Flow and heat transfer in drag-reducing polymer solution flow through the corrugated tube and circular tube

Abstract

Flow and heat transfer characteristics of xanthan gum (XG) solutions are experimentally studied to compare the drag reduction (DR) and heat transfer reduction (HTR) behavior in the corrugated tube with that in the circular tube. Effects of XG concentration (C) and bulk velocity (v) on drag enhancement (DE), heat transfer enhancement (HTE) and comprehensive performance index (ξ) in the corrugated tube are also examined.
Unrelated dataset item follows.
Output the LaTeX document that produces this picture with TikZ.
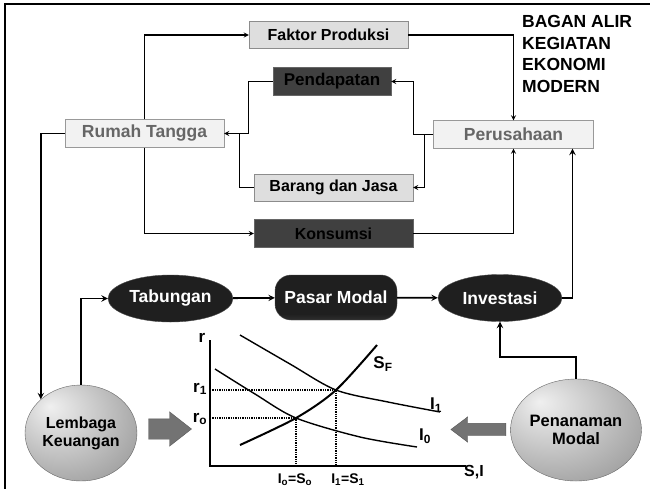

The results show that the DR in the corrugated tube increases and then decreases until becomes negative with increasing bulk velocity under the intense turbulent disturbance of the corrugated wall, which is different from the DR behavior in the circular tube, and the onset of DR is found to occur earlier. In addition, the variation trend of HTR is consistent with that of DR’s absolute value, which is closely related to the interaction between drag reduction property and high viscosity property of XG solutions. Furthermore, the HTE and ξ increase with increasing XG concentration and decreasing bulk velocity, and the maximum HTE and ξ can be up to 25 and 1600, which proves the corrugated tube has a specific applicability in terms of energy saving and heat transfer enhancement for high-concentration XG solutions at low velocity.